Yahoo Sports’ Dan Wetzel and Pete Thamel, and Sports Illustrated’s Pat Forde discuss Notre Dame’s move to make Marcus Freeman the next head coach of the Fighting Irish, and explain how fans should feel about the hire.
DAN WETZEL: We're going to go with the almost certain elevation, the promotion, of Marcus Freeman at Notre Dame. Big thing, who was Notre Dame going to take to replace Brian Kelly? This guy could potentially coach in the playoff, as we'll get to.
35 years old out of Wayne, Ohio, Dayton area, Ohio State player, was an NFL player for a couple of years before they found out he had an enlarged heart, decided to become a coach-- excellent career move. He's now the head-- going to be the head coach at Notre Dame. 29-year-old Tommy Rees, former Notre Dame quarterback, is going to stay on as the offensive coordinator, whole bunch of the staff is staying.
Notre Dame is going big on a youth movement. They're swinging big with Marcus Freeman. These usually work spectacularly or not at all. I don't know. And then there is the additional-- look, I talked to a number of high school coaches the last two days, particularly most of them African-American in major cities, and it is not without notice that Notre Dame-- stayed, conservative, old school Notre Dame-- might have a 35-year-old African-American head coach.
That is a head-spinner and a jolt of attention to that program. And good for Notre Dame. We've given plenty of chances to the assistant coach white guys I just listed. Too often with the African-American coach, it's, well, you got to get a little more experience. So Notre Dame thinks they've got lightning in a bottle here and we're going to find out. Pat, your thoughts on the Marcus Freeman promotion.
PAT FORDE: Fascinating, and everything that goes along with it. That basically, Notre Dame just cut off Brian Kelly's coattails. They shut down the pipeline south to Baton Rouge. Marcus Freeman is not going, Tommy Rees is not going, Mike Elston is not going, Matt Bayless, the strength coach, is not going.
So they're keeping everything but the head coach, just about. And they're hoping, then, that that helps keep that recruiting class, which is one of the best they've ever had and one of the best in the country for 2022. You do not have to look very far or very hard to find Marcus Freeman admirers.

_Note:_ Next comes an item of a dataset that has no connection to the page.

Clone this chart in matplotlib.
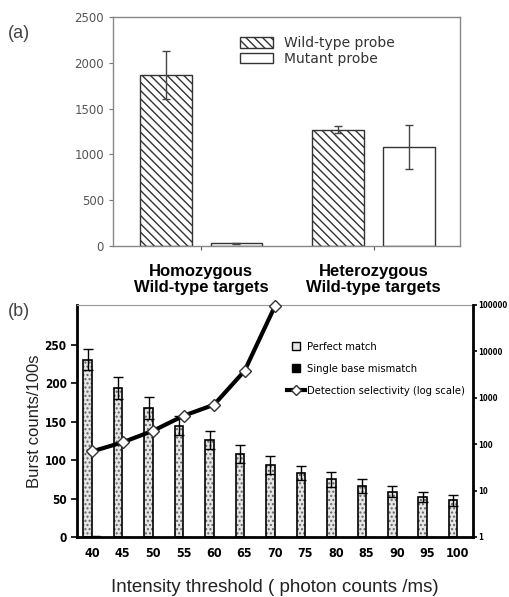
import matplotlib.pyplot as plt
from matplotlib.lines import Line2D
from matplotlib import font_manager
import numpy as np

# panel (a)
grupos_a = ['Homozygous\nWild-type targets', 'Heterozygous\nWild-type targets']
wt_probe = [1870, 1270]
wt_err = [260, 40]
mut_probe = [30, 1080]
mut_err = [8, 240]

# panel (b)
umbrales = [40, 45, 50, 55, 60, 65, 70, 75, 80, 85, 90, 95, 100]
perfect = [231, 194, 168, 145, 126, 108, 94, 83, 75, 66, 59, 52, 48]
perfect_err = [14, 14, 14, 12, 12, 12, 12, 9, 10, 9, 7, 7, 7]
mismatch = [1, 0, 0, 0, 0, 0, 0, 0, 0, 0, 0, 0, 0]
selectividad = [70, 110, 195, 410, 710, 3800, 95000]

W, H = 509, 597
fig = plt.figure(figsize=(W / 100, H / 100), dpi=100)
sans = ['Liberation Sans', 'DejaVu Sans']

def estrecha(size, bold=True):
    return font_manager.FontProperties(family='DejaVu Sans', stretch='condensed',
                                       weight='bold' if bold else 'normal',
                                       size=size)

# ---------- (a) ----------
ax1 = fig.add_axes([113 / W, 1 - 246 / H, (460 - 113) / W, (246 - 17) / H])
x = np.arange(len(grupos_a))
ax1.bar(x - 0.205, wt_probe, 0.30, color='white', edgecolor='#333333',
        hatch='\\\\\\\\', linewidth=1, label='Wild-type probe')
ax1.bar(x + 0.205, mut_probe, 0.30, color='white', edgecolor='#333333',
        linewidth=1, label='Mutant probe')
ax1.errorbar(x - 0.205, wt_probe, yerr=wt_err, fmt='none', ecolor='#444444',
             elinewidth=1, capsize=3)
ax1.errorbar(x + 0.205, mut_probe, yerr=mut_err, fmt='none', ecolor='#444444',
             elinewidth=1, capsize=3)
ax1.set_xlim(-0.51, 1.50)
ax1.set_ylim(0, 2500)
ax1.set_yticks(range(0, 2501, 500))
ax1.tick_params(axis='y', labelsize=8.5, labelcolor='#555555', color='#777777',
                length=3)
ax1.set_xticks(x)
ax1.set_xticklabels(grupos_a, fontsize=12, fontweight='bold', family=sans,
                    linespacing=1.1)
ax1.tick_params(axis='x', color='#555555', length=3, pad=10)
for s in ax1.spines.values():
    s.set_color('#888888')
    s.set_linewidth(1)
ax1.legend(loc='upper left', bbox_to_anchor=(0.33, 0.97), frameon=False,
           fontsize=10, handlelength=2.4, handleheight=0.8, labelspacing=0.1,
           handletextpad=0.8, labelcolor='#333333')
fig.text(8 / W, 1 - 33 / H, '(a)', fontsize=13, color='#444444', va='center',
         family=sans)

# ---------- (b) ----------
ax2 = fig.add_axes([77 / W, 1 - 537 / H, (473 - 77) / W, (537 - 305) / H])
xb = np.arange(len(umbrales))
ax2.bar(xb - 0.15, perfect, 0.28, color='#e6e6e6', edgecolor='#666666',
        hatch='....', linewidth=0)
ax2.bar(xb - 0.15, perfect, 0.28, color='none', edgecolor='black', linewidth=1.2)
ax2.bar(xb + 0.13, mismatch, 0.28, color='black', edgecolor='black', linewidth=1)
ax2.errorbar(xb - 0.15, perfect, yerr=perfect_err, fmt='none', ecolor='black',
             elinewidth=1, capsize=3.5)
ax2.set_xlim(-0.5, len(umbrales) - 0.5)
ax2.set_ylim(0, 302)
ax2.set_yticks(range(0, 251, 50))
ax2.set_xticks(xb)
ax2.set_xticklabels([str(u) for u in umbrales])
ax2.set_xticks(np.arange(len(umbrales) + 1) - 0.5, minor=True)
ax2.tick_params(axis='x', which='major', length=0, pad=7)
ax2.tick_params(axis='x', which='minor', length=5, width=1.2, direction='out')
ax2.tick_params(axis='y', length=4, width=1.2)
for lab in ax2.get_xticklabels():
    lab.set_fontproperties(estrecha(9))
for lab in ax2.get_yticklabels():
    lab.set_fontproperties(estrecha(8.5))
ax2.spines['left'].set_linewidth(2)
ax2.spines['bottom'].set_linewidth(2)
ax2.spines['top'].set_color('#999999')
ax2.spines['top'].set_linewidth(0.8)
ax2.spines['right'].set_visible(False)
ax2.set_ylabel('Burst counts/100s', fontsize=12, family=sans, color='#222222',
               labelpad=2)
ax2.set_xlabel('Intensity threshold ( photon counts /ms)', fontsize=13.5,
               family=sans, color='#222222', labelpad=14)

ax2r = ax2.twinx()
ax2r.plot(xb[:len(selectividad)], selectividad, '-', color='black', lw=3,
          marker='D', markersize=6, markerfacecolor='white',
          markeredgecolor='#333333', markeredgewidth=1, clip_on=False)
ax2r.set_yscale('log')
ax2r.set_ylim(1, 100000)
ax2r.set_yticks([1, 10, 100, 1000, 10000, 100000])
ax2r.set_yticklabels(['1', '10', '100', '1000', '10000', '100000'])
ax2r.minorticks_off()
ax2r.tick_params(axis='y', length=3, width=1.2, pad=1)
for lab in ax2r.get_yticklabels():
    lab.set_fontproperties(estrecha(5.6))
ax2r.spines['right'].set_linewidth(2)
for k in ['left', 'top', 'bottom']:
    ax2r.spines[k].set_visible(False)

handles = [
    Line2D([], [], linestyle='none', marker='s', markersize=6,
           markerfacecolor='#e6e6e6', markeredgecolor='black'),
    Line2D([], [], linestyle='none', marker='s', markersize=6,
           markerfacecolor='black', markeredgecolor='black'),
    Line2D([], [], color='black', lw=3, marker='D', markersize=5,
           markerfacecolor='white', markeredgecolor='#333333'),
]
etiquetas = ['Perfect match', 'Single base mismatch',
             'Detection selectivity (log scale)']
ax2r.legend(handles, etiquetas, loc='upper left', bbox_to_anchor=(0.52, 0.86),
            frameon=False, prop=estrecha(8, bold=False),
            handlelength=1.6, handletextpad=0.2, labelspacing=1.1,
            borderaxespad=0)
fig.text(8 / W, 1 - 311 / H, '(b)', fontsize=13, color='#444444', va='center',
         family=sans)

plt.savefig('out.png', dpi=100)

He has been a really impressive guy throughout his college career and in the coaching ranks. He and Luke Fickell basically joined at the hip. Fickell helped recruit him to Ohio State, was his position coach as a linebacker. When Freeman wanted to get out of the NFL and into coaching, he first tried to talk him out of it, but then he brought him in as his GA coaching linebackers.
And then he went off to join Darrell Hazell and coached with him after Purdue, and then he went and joined as the defensive coordinator at a young age at Cincinnati. And that coupling worked phenomenally. And then finally, Freeman went his own way, obviously. All signs are that this could be a great hire, but we'll see when he starts actually leading the program.
DAN WETZEL: Never know.
PETE THAMEL: Yeah. You do never know, right? We could sit here and talk about all the hires we were sure would work that, you know, have backfired. To me, philosophically, this is a really interesting hire. First of all, I'm a big Marcus Freeman fan as a person.
I think there is a great element here in his story-- and it's a good lesson for young coaches on betting on yourself. He could have gone two years ago, after Mel Tucker got the Michigan State job, you know, could have basically tripled his salary-- not quite, but close to it, to go be a DC at Michigan State. Stayed at Cincinnati, leads them on that undefeated team, coached against Georgia in that Peach Bowl last year where they pretty much shut them down.
And then has the decision between LSU and Notre Dame last year-- takes a deep dive, goes on the recruiting trip on the private plane, meets Coach O, goes through both car washes, if you will, and makes one of the great decisions I've ever seen a young coach make, right? He looked at LSU and said, you know what? It's going to be more money, but I don't know if that's the best decision for my long-term trajectory.
So he goes to Notre Dame. And 11 months later, he's the head coach of Notre Dame. My sources told me Wednesday night that was really a key mile-marker in the Notre Dame decision-making process was that the players themselves-- the players didn't run and say, we want Marcus Freeman. The players had a lot of pride in what they built and the culture they'd helped establish.
They're 44 and 6, I believe, the last four years. That's an astounding run, right? It's an astounding run. And the players didn't want a new guy with new slogans and a new-- like, all that stuff. They really feel like at Notre Dame next year, this can be their best team in the last decade.
They basically wanted to keep rolling with what they'd built. And I think that was really interesting that they stepped up and pointed that out. I had never quite heard that rationale. And it makes a ton of sense, right? At a place like Notre Dame, those kids are asked to do a lot. All college football players are asked to do a lot.
At a place like Notre Dame, you've got to take the math classes, you've got to go through-- go through a real college experience as well. And so I thought that was a really interesting window into how we ended up here.